<<<<

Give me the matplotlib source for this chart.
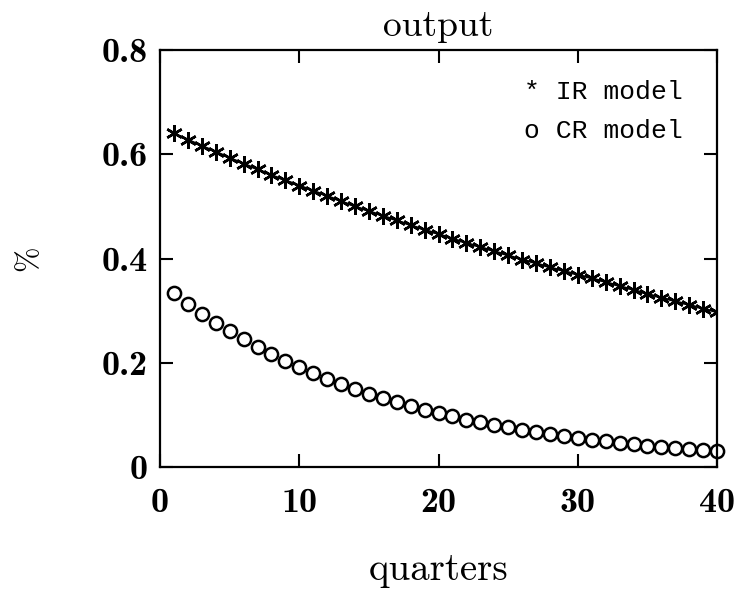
import matplotlib
matplotlib.use("Agg")
import matplotlib.pyplot as plt
import numpy as np

# impulse responses of output, quarters 1..40
quarters = np.arange(1, 41)
ir_model = [0.640, 0.628, 0.616, 0.605, 0.593, 0.582, 0.571, 0.560, 0.550, 0.540,
            0.530, 0.520, 0.510, 0.500, 0.491, 0.482, 0.473, 0.464, 0.455, 0.447,
            0.438, 0.430, 0.422, 0.414, 0.406, 0.398, 0.391, 0.383, 0.376, 0.369,
            0.362, 0.355, 0.347, 0.340, 0.332, 0.325, 0.318, 0.311, 0.304, 0.297]
cr_model = [0.333, 0.313, 0.294, 0.277, 0.260, 0.245, 0.230, 0.216, 0.203, 0.191,
            0.180, 0.169, 0.159, 0.149, 0.140, 0.132, 0.124, 0.117, 0.110, 0.103,
            0.097, 0.091, 0.086, 0.081, 0.076, 0.071, 0.067, 0.063, 0.059, 0.056,
            0.052, 0.049, 0.046, 0.044, 0.041, 0.039, 0.036, 0.034, 0.032, 0.030]
legend_labels = ["* IR model", "o CR model"]
xticks = [0, 10, 20, 30, 40]
yticks = [0, 0.2, 0.4, 0.6, 0.8]
ytick_labels = ["0", "0.2", "0.4", "0.6", "0.8"]

fig = plt.figure(figsize=(7.45, 5.96), dpi=100)
ax = fig.add_axes([0.2148, 0.2164, 0.7477, 0.6997])

ax.plot(quarters, ir_model, "-", color="black", linewidth=1.5,
        marker=(6, 2, 0), markersize=12, markeredgewidth=1.8)
ax.plot(quarters, cr_model, "o", color="black", markerfacecolor="white",
        markersize=9.5, markeredgewidth=1.8, clip_on=False)

ax.set_xlim(0, 40)
ax.set_ylim(0, 0.8)
ax.set_xticks(xticks)
ax.set_yticks(yticks)
ax.set_yticklabels(ytick_labels)
ax.tick_params(direction="in", length=9.5, width=1.5, top=True, right=True,
               labelsize=26)
ax.tick_params(axis="x", pad=15)
ax.tick_params(axis="y", pad=9)
for lab in ax.get_xticklabels() + ax.get_yticklabels():
    lab.set_fontfamily("cmb10")
for sp in ax.spines.values():
    sp.set_linewidth(1.6)

ax.set_title("output", fontfamily="cmr10", fontsize=27, pad=10)
ax.set_xlabel("quarters", fontfamily="cmr10", fontsize=28)
ax.xaxis.set_label_coords(0.5, -0.205)
ax.set_ylabel("%", fontfamily="cmr10", fontsize=22)
ax.yaxis.set_label_coords(-0.212, 0.5)

# text legend, as in the original
for i, lab in enumerate(legend_labels):
    ax.text(0.653, 0.9 - 0.094 * i, lab, transform=ax.transAxes,
            ha="left", va="center", fontfamily="Liberation Mono", fontsize=19)

fig.savefig("out.png", dpi=100)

>>>>

# STATED PROBLEM:
Replicate the material above verbatim; images stay out of the copy.

# SOLUTION TO THE PROBLEM:
Give me the matplotlib source for this chart.
import matplotlib
matplotlib.use("Agg")
import matplotlib.pyplot as plt
import numpy as np

# impulse responses of output, quarters 1..40
quarters = np.arange(1, 41)
ir_model = [0.640, 0.628, 0.616, 0.605, 0.593, 0.582, 0.571, 0.560, 0.550, 0.540,
            0.530, 0.520, 0.510, 0.500, 0.491, 0.482, 0.473, 0.464, 0.455, 0.447,
            0.438, 0.430, 0.422, 0.414, 0.406, 0.398, 0.391, 0.383, 0.376, 0.369,
            0.362, 0.355, 0.347, 0.340, 0.332, 0.325, 0.318, 0.311, 0.304, 0.297]
cr_model = [0.333, 0.313, 0.294, 0.277, 0.260, 0.245, 0.230, 0.216, 0.203, 0.191,
            0.180, 0.169, 0.159, 0.149, 0.140, 0.132, 0.124, 0.117, 0.110, 0.103,
            0.097, 0.091, 0.086, 0.081, 0.076, 0.071, 0.067, 0.063, 0.059, 0.056,
            0.052, 0.049, 0.046, 0.044, 0.041, 0.039, 0.036, 0.034, 0.032, 0.030]
legend_labels = ["* IR model", "o CR model"]
xticks = [0, 10, 20, 30, 40]
yticks = [0, 0.2, 0.4, 0.6, 0.8]
ytick_labels = ["0", "0.2", "0.4", "0.6", "0.8"]

fig = plt.figure(figsize=(7.45, 5.96), dpi=100)
ax = fig.add_axes([0.2148, 0.2164, 0.7477, 0.6997])

ax.plot(quarters, ir_model, "-", color="black", linewidth=1.5,
        marker=(6, 2, 0), markersize=12, markeredgewidth=1.8)
ax.plot(quarters, cr_model, "o", color="black", markerfacecolor="white",
        markersize=9.5, markeredgewidth=1.8, clip_on=False)

ax.set_xlim(0, 40)
ax.set_ylim(0, 0.8)
ax.set_xticks(xticks)
ax.set_yticks(yticks)
ax.set_yticklabels(ytick_labels)
ax.tick_params(direction="in", length=9.5, width=1.5, top=True, right=True,
               labelsize=26)
ax.tick_params(axis="x", pad=15)
ax.tick_params(axis="y", pad=9)
for lab in ax.get_xticklabels() + ax.get_yticklabels():
    lab.set_fontfamily("cmb10")
for sp in ax.spines.values():
    sp.set_linewidth(1.6)

ax.set_title("output", fontfamily="cmr10", fontsize=27, pad=10)
ax.set_xlabel("quarters", fontfamily="cmr10", fontsize=28)
ax.xaxis.set_label_coords(0.5, -0.205)
ax.set_ylabel("%", fontfamily="cmr10", fontsize=22)
ax.yaxis.set_label_coords(-0.212, 0.5)

# text legend, as in the original
for i, lab in enumerate(legend_labels):
    ax.text(0.653, 0.9 - 0.094 * i, lab, transform=ax.transAxes,
            ha="left", va="center", fontfamily="Liberation Mono", fontsize=19)

fig.savefig("out.png", dpi=100)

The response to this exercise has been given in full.